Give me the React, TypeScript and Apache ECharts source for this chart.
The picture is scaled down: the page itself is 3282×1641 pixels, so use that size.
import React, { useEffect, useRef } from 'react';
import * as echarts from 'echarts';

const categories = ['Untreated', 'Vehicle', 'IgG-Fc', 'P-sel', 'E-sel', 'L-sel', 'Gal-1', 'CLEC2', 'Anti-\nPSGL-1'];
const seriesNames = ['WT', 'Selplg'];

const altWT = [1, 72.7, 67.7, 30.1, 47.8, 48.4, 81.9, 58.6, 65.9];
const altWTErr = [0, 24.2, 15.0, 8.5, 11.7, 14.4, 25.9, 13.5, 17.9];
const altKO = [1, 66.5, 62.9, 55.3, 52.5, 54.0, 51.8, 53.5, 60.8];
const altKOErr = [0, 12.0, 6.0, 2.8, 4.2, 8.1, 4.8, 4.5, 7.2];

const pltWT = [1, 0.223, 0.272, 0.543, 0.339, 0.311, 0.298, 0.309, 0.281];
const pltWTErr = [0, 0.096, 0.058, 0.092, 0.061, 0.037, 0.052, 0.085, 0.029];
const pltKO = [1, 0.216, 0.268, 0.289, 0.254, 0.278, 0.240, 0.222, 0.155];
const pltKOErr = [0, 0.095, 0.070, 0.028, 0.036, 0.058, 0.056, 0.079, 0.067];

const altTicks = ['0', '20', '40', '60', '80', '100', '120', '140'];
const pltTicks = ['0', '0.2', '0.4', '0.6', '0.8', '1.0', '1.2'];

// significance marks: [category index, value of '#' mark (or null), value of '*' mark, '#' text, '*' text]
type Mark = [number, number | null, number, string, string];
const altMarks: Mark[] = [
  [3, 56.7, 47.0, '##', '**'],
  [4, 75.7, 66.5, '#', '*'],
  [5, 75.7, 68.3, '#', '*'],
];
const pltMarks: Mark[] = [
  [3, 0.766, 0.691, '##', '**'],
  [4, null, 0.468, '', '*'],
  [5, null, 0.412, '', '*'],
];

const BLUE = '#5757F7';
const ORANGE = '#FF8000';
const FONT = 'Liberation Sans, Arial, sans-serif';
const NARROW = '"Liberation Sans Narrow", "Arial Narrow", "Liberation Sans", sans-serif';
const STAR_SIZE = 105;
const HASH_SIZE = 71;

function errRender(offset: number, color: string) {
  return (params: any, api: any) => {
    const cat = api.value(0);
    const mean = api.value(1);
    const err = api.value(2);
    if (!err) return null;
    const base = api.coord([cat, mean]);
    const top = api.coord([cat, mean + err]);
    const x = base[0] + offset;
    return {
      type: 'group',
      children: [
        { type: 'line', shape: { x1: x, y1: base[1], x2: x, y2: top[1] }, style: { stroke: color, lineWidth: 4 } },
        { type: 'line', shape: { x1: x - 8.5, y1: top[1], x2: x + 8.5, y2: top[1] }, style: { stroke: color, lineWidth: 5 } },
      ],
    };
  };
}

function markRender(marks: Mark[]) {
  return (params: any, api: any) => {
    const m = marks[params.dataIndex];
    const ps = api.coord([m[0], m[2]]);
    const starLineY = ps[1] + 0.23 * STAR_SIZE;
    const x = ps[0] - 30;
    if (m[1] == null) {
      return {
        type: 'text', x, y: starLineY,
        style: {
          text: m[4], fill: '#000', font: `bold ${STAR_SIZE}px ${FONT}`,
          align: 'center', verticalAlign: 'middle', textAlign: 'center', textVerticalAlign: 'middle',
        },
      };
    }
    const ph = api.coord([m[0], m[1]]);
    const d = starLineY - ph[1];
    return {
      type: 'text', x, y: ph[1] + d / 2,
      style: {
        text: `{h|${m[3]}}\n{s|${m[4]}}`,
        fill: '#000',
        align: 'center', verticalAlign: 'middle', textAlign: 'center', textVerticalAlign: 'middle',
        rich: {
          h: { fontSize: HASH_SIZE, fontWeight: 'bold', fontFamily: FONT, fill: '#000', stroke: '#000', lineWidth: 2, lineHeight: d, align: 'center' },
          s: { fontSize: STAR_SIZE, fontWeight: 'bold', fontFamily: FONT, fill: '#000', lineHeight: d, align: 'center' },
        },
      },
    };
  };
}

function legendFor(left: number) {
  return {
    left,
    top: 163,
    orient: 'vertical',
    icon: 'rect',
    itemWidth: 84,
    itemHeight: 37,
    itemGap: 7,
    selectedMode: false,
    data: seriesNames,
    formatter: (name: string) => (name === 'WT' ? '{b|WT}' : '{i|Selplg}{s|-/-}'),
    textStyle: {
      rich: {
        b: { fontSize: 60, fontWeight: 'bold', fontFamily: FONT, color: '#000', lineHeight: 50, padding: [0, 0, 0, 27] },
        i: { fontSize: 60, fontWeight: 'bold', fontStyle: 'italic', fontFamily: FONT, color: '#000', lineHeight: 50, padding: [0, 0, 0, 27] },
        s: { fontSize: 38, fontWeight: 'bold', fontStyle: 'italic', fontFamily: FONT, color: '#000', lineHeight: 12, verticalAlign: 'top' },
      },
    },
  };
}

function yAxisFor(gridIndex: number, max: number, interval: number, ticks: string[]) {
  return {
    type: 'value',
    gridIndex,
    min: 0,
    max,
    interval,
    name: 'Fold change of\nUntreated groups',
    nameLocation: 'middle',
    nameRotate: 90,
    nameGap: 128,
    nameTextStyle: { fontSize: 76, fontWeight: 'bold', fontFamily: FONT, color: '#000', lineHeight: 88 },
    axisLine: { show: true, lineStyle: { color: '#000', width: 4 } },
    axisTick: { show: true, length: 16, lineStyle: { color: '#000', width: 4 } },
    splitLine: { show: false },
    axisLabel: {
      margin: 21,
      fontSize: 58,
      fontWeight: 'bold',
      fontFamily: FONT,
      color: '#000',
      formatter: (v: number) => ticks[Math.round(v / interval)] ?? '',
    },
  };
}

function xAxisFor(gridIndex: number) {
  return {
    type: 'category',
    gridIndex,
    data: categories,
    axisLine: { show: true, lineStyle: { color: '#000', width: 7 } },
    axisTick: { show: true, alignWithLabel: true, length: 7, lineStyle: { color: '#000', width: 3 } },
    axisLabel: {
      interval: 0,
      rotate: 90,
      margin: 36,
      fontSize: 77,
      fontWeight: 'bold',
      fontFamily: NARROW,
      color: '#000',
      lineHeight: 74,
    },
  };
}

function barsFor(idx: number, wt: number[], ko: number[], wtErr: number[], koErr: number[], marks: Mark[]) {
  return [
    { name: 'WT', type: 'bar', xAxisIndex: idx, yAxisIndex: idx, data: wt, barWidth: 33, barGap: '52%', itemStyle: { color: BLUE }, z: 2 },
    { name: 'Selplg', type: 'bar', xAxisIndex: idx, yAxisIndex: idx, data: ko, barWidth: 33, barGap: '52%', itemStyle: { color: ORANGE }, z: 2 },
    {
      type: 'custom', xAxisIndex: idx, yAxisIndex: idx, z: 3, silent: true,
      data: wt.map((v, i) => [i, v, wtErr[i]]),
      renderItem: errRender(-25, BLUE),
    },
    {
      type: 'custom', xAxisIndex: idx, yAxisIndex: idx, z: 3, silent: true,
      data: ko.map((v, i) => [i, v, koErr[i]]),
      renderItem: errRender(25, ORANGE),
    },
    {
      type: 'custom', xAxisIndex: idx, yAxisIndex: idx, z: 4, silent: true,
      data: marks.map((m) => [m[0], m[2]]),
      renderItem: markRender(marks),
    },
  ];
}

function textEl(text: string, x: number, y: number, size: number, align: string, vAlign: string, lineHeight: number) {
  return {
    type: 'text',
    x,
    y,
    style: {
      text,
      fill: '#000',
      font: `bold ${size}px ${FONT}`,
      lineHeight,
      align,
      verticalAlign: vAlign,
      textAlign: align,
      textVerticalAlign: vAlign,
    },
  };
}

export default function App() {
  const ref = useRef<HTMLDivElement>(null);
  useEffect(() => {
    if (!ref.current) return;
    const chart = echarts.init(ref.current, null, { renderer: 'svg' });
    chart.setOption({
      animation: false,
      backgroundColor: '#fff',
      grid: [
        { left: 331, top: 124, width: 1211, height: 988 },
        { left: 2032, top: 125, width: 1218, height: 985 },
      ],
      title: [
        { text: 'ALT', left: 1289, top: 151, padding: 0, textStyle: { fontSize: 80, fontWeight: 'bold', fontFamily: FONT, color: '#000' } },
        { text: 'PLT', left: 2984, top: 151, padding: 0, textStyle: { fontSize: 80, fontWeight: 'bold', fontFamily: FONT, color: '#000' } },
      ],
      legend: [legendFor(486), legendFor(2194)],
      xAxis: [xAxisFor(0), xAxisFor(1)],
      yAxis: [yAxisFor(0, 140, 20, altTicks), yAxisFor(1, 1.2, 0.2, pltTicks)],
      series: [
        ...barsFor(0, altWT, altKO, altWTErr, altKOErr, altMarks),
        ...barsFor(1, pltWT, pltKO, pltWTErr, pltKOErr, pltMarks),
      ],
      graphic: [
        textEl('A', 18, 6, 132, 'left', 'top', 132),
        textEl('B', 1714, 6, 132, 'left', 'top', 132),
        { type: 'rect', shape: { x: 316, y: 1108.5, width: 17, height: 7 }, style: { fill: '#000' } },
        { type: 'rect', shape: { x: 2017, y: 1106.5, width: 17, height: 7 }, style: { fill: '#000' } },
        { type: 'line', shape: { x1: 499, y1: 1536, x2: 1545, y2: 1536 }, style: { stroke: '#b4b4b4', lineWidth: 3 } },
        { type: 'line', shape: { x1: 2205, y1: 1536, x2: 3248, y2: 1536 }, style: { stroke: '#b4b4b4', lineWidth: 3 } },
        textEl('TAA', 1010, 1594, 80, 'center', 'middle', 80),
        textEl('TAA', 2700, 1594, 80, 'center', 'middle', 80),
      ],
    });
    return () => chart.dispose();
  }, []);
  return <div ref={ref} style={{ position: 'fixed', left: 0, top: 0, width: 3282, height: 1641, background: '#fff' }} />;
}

Problem requirements
Lines from the start of the material above through the line containing "['0', '0.2', '0.4', '0.6', '0.8', '1.0', '1.2'];" are to be duplicated exactly, and only those.

Result for this exercise
Give me the React, TypeScript and Apache ECharts source for this chart.
The picture is scaled down: the page itself is 3282×1641 pixels, so use that size.
import React, { useEffect, useRef } from 'react';
import * as echarts from 'echarts';

const categories = ['Untreated', 'Vehicle', 'IgG-Fc', 'P-sel', 'E-sel', 'L-sel', 'Gal-1', 'CLEC2', 'Anti-\nPSGL-1'];
const seriesNames = ['WT', 'Selplg'];

const altWT = [1, 72.7, 67.7, 30.1, 47.8, 48.4, 81.9, 58.6, 65.9];
const altWTErr = [0, 24.2, 15.0, 8.5, 11.7, 14.4, 25.9, 13.5, 17.9];
const altKO = [1, 66.5, 62.9, 55.3, 52.5, 54.0, 51.8, 53.5, 60.8];
const altKOErr = [0, 12.0, 6.0, 2.8, 4.2, 8.1, 4.8, 4.5, 7.2];

const pltWT = [1, 0.223, 0.272, 0.543, 0.339, 0.311, 0.298, 0.309, 0.281];
const pltWTErr = [0, 0.096, 0.058, 0.092, 0.061, 0.037, 0.052, 0.085, 0.029];
const pltKO = [1, 0.216, 0.268, 0.289, 0.254, 0.278, 0.240, 0.222, 0.155];
const pltKOErr = [0, 0.095, 0.070, 0.028, 0.036, 0.058, 0.056, 0.079, 0.067];

const altTicks = ['0', '20', '40', '60', '80', '100', '120', '140'];
const pltTicks = ['0', '0.2', '0.4', '0.6', '0.8', '1.0', '1.2'];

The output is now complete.